A great example of a company that gets this concept is Zappos. Seventy-five percent of Zappos’ sales are transacted without any interference from a human being –– all totally systematized. Most businesses would invest proportionately in the side of the business that generates the majority of sales –– the automated 75 percent. And yet, Zappos puts incredible emphasis on the hiring, training and compensation of the people who respond to the 25 percent of sales that do require personal service. The rationale is simple; the 25 percent of personal sales are regarded as do-or-die moments of truth when the system won’t cut it and when the customer needs the brand to truly perform. To skimp on talent at these most pivotal circumstances discredits the entire brand.

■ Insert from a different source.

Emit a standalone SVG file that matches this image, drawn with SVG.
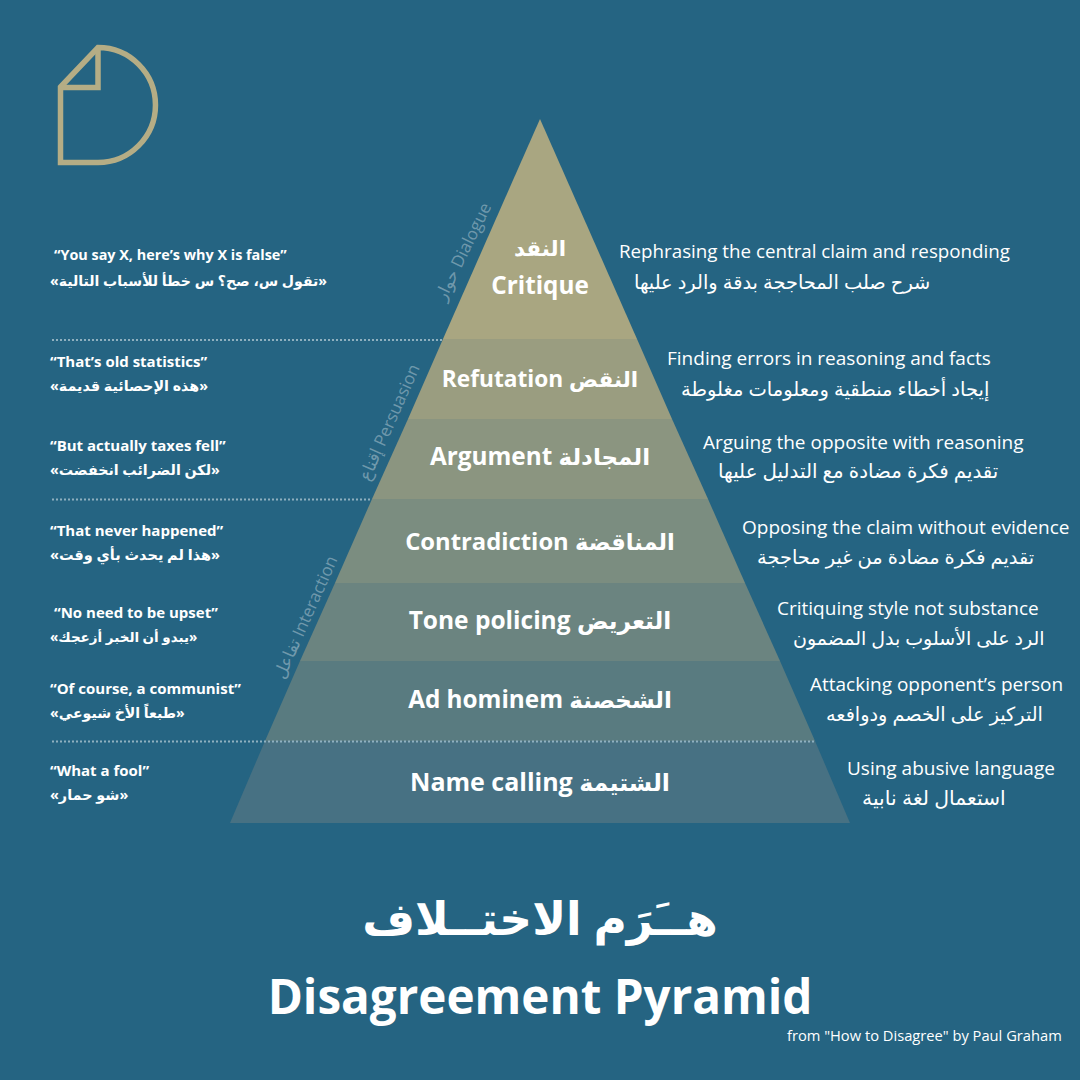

The best analogy I’ve heard is that the role of the customer service person today is much like that of an airline pilot. The pilot is not paid to fly the plane – that’s almost completely done by the autopilot system. Rather, the pilot is paid to be there in the critical moment when the system fails.
Discussion Questions: How do you see the role of customer service evolving with the increase of technology-enabled self-service options? Where is human interaction in the shopping experience still needed now as well as likely in the future?